◆ **What you have to do**
Output every line exactly as written. Leave out pictures.

◆ **Information shown**
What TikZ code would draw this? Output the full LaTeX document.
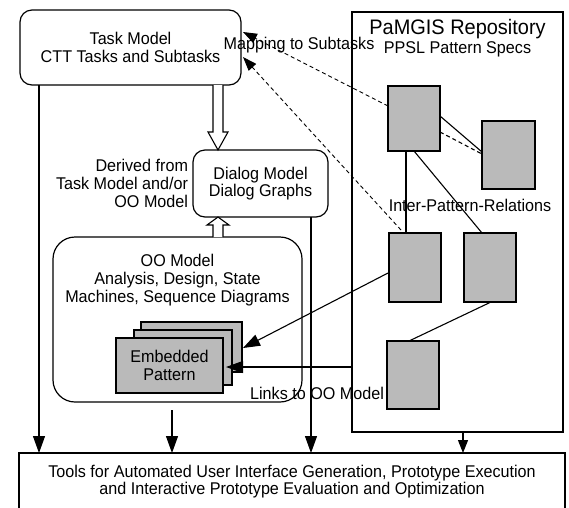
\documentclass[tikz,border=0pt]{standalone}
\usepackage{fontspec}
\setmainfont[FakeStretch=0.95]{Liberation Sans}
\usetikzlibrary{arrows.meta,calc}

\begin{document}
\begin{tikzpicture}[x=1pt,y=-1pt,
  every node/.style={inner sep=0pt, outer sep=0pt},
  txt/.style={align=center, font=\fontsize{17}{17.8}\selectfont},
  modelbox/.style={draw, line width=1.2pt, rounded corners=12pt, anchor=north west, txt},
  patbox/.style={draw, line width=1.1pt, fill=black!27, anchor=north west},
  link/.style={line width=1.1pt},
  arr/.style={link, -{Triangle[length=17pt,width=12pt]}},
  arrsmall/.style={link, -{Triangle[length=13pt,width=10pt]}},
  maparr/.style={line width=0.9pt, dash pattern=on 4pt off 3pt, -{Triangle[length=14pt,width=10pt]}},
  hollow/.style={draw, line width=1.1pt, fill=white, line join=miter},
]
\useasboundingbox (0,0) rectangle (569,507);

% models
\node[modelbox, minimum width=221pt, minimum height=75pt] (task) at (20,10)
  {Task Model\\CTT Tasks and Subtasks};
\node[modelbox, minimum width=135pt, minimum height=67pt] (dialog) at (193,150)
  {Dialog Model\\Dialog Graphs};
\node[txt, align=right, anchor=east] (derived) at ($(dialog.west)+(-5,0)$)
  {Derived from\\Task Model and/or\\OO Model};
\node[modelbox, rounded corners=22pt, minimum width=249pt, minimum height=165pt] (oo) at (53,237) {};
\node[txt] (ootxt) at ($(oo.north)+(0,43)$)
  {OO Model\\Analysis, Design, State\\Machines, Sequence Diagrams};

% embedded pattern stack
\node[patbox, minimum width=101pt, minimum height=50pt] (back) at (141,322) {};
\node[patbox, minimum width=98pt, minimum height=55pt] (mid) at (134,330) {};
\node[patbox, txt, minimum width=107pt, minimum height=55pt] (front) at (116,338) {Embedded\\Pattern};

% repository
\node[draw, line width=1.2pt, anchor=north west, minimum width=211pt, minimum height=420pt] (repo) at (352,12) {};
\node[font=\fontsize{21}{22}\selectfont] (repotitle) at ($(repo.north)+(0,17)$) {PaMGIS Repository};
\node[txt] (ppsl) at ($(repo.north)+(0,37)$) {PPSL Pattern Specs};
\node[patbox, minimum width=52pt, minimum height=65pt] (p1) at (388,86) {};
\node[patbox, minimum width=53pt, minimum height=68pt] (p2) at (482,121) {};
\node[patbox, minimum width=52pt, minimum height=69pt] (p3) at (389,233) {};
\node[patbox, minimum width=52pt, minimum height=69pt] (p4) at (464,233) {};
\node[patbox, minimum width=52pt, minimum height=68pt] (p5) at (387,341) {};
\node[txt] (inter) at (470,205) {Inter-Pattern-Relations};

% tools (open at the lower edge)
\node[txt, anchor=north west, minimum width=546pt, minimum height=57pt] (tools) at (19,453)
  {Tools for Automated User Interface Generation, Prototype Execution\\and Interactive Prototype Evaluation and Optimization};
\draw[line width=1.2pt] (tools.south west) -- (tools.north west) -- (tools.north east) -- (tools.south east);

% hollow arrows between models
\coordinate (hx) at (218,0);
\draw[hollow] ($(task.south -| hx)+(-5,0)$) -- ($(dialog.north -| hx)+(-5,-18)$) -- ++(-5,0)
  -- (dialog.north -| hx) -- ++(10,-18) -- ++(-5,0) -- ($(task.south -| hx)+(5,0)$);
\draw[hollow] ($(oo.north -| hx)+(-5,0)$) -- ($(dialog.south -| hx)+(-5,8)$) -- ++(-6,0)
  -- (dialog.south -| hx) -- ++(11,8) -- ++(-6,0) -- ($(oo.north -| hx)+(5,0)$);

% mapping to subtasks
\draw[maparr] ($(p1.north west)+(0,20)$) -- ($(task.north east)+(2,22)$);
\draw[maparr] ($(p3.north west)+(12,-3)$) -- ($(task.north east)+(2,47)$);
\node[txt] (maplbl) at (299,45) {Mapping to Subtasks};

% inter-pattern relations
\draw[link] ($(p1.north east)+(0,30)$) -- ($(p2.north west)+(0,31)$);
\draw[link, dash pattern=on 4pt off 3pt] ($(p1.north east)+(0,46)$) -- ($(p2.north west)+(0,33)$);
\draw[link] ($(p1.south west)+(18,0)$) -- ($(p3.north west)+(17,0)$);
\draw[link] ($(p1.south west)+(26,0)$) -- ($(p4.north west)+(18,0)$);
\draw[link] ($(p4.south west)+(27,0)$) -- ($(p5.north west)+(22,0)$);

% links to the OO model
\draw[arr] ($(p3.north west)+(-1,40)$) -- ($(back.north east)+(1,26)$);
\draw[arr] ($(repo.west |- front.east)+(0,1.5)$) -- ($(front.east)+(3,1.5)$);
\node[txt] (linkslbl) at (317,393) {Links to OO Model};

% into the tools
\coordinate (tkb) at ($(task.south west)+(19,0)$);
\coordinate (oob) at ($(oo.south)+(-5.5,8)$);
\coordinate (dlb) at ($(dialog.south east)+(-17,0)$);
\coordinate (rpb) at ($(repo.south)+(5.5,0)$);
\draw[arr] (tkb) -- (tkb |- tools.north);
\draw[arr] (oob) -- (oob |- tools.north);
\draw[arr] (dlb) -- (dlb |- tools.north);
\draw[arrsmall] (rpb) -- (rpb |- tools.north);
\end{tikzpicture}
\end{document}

◆ **Result below**
What TikZ code would draw this? Output the full LaTeX document.
\documentclass[tikz,border=0pt]{standalone}
\usepackage{fontspec}
\setmainfont[FakeStretch=0.95]{Liberation Sans}
\usetikzlibrary{arrows.meta,calc}

\begin{document}
\begin{tikzpicture}[x=1pt,y=-1pt,
  every node/.style={inner sep=0pt, outer sep=0pt},
  txt/.style={align=center, font=\fontsize{17}{17.8}\selectfont},
  modelbox/.style={draw, line width=1.2pt, rounded corners=12pt, anchor=north west, txt},
  patbox/.style={draw, line width=1.1pt, fill=black!27, anchor=north west},
  link/.style={line width=1.1pt},
  arr/.style={link, -{Triangle[length=17pt,width=12pt]}},
  arrsmall/.style={link, -{Triangle[length=13pt,width=10pt]}},
  maparr/.style={line width=0.9pt, dash pattern=on 4pt off 3pt, -{Triangle[length=14pt,width=10pt]}},
  hollow/.style={draw, line width=1.1pt, fill=white, line join=miter},
]
\useasboundingbox (0,0) rectangle (569,507);

% models
\node[modelbox, minimum width=221pt, minimum height=75pt] (task) at (20,10)
  {Task Model\\CTT Tasks and Subtasks};
\node[modelbox, minimum width=135pt, minimum height=67pt] (dialog) at (193,150)
  {Dialog Model\\Dialog Graphs};
\node[txt, align=right, anchor=east] (derived) at ($(dialog.west)+(-5,0)$)
  {Derived from\\Task Model and/or\\OO Model};
\node[modelbox, rounded corners=22pt, minimum width=249pt, minimum height=165pt] (oo) at (53,237) {};
\node[txt] (ootxt) at ($(oo.north)+(0,43)$)
  {OO Model\\Analysis, Design, State\\Machines, Sequence Diagrams};

% embedded pattern stack
\node[patbox, minimum width=101pt, minimum height=50pt] (back) at (141,322) {};
\node[patbox, minimum width=98pt, minimum height=55pt] (mid) at (134,330) {};
\node[patbox, txt, minimum width=107pt, minimum height=55pt] (front) at (116,338) {Embedded\\Pattern};

% repository
\node[draw, line width=1.2pt, anchor=north west, minimum width=211pt, minimum height=420pt] (repo) at (352,12) {};
\node[font=\fontsize{21}{22}\selectfont] (repotitle) at ($(repo.north)+(0,17)$) {PaMGIS Repository};
\node[txt] (ppsl) at ($(repo.north)+(0,37)$) {PPSL Pattern Specs};
\node[patbox, minimum width=52pt, minimum height=65pt] (p1) at (388,86) {};
\node[patbox, minimum width=53pt, minimum height=68pt] (p2) at (482,121) {};
\node[patbox, minimum width=52pt, minimum height=69pt] (p3) at (389,233) {};
\node[patbox, minimum width=52pt, minimum height=69pt] (p4) at (464,233) {};
\node[patbox, minimum width=52pt, minimum height=68pt] (p5) at (387,341) {};
\node[txt] (inter) at (470,205) {Inter-Pattern-Relations};

% tools (open at the lower edge)
\node[txt, anchor=north west, minimum width=546pt, minimum height=57pt] (tools) at (19,453)
  {Tools for Automated User Interface Generation, Prototype Execution\\and Interactive Prototype Evaluation and Optimization};
\draw[line width=1.2pt] (tools.south west) -- (tools.north west) -- (tools.north east) -- (tools.south east);

% hollow arrows between models
\coordinate (hx) at (218,0);
\draw[hollow] ($(task.south -| hx)+(-5,0)$) -- ($(dialog.north -| hx)+(-5,-18)$) -- ++(-5,0)
  -- (dialog.north -| hx) -- ++(10,-18) -- ++(-5,0) -- ($(task.south -| hx)+(5,0)$);
\draw[hollow] ($(oo.north -| hx)+(-5,0)$) -- ($(dialog.south -| hx)+(-5,8)$) -- ++(-6,0)
  -- (dialog.south -| hx) -- ++(11,8) -- ++(-6,0) -- ($(oo.north -| hx)+(5,0)$);

% mapping to subtasks
\draw[maparr] ($(p1.north west)+(0,20)$) -- ($(task.north east)+(2,22)$);
\draw[maparr] ($(p3.north west)+(12,-3)$) -- ($(task.north east)+(2,47)$);
\node[txt] (maplbl) at (299,45) {Mapping to Subtasks};

% inter-pattern relations
\draw[link] ($(p1.north east)+(0,30)$) -- ($(p2.north west)+(0,31)$);
\draw[link, dash pattern=on 4pt off 3pt] ($(p1.north east)+(0,46)$) -- ($(p2.north west)+(0,33)$);
\draw[link] ($(p1.south west)+(18,0)$) -- ($(p3.north west)+(17,0)$);
\draw[link] ($(p1.south west)+(26,0)$) -- ($(p4.north west)+(18,0)$);
\draw[link] ($(p4.south west)+(27,0)$) -- ($(p5.north west)+(22,0)$);

% links to the OO model
\draw[arr] ($(p3.north west)+(-1,40)$) -- ($(back.north east)+(1,26)$);
\draw[arr] ($(repo.west |- front.east)+(0,1.5)$) -- ($(front.east)+(3,1.5)$);
\node[txt] (linkslbl) at (317,393) {Links to OO Model};

% into the tools
\coordinate (tkb) at ($(task.south west)+(19,0)$);
\coordinate (oob) at ($(oo.south)+(-5.5,8)$);
\coordinate (dlb) at ($(dialog.south east)+(-17,0)$);
\coordinate (rpb) at ($(repo.south)+(5.5,0)$);
\draw[arr] (tkb) -- (tkb |- tools.north);
\draw[arr] (oob) -- (oob |- tools.north);
\draw[arr] (dlb) -- (dlb |- tools.north);
\draw[arrsmall] (rpb) -- (rpb |- tools.north);
\end{tikzpicture}
\end{document}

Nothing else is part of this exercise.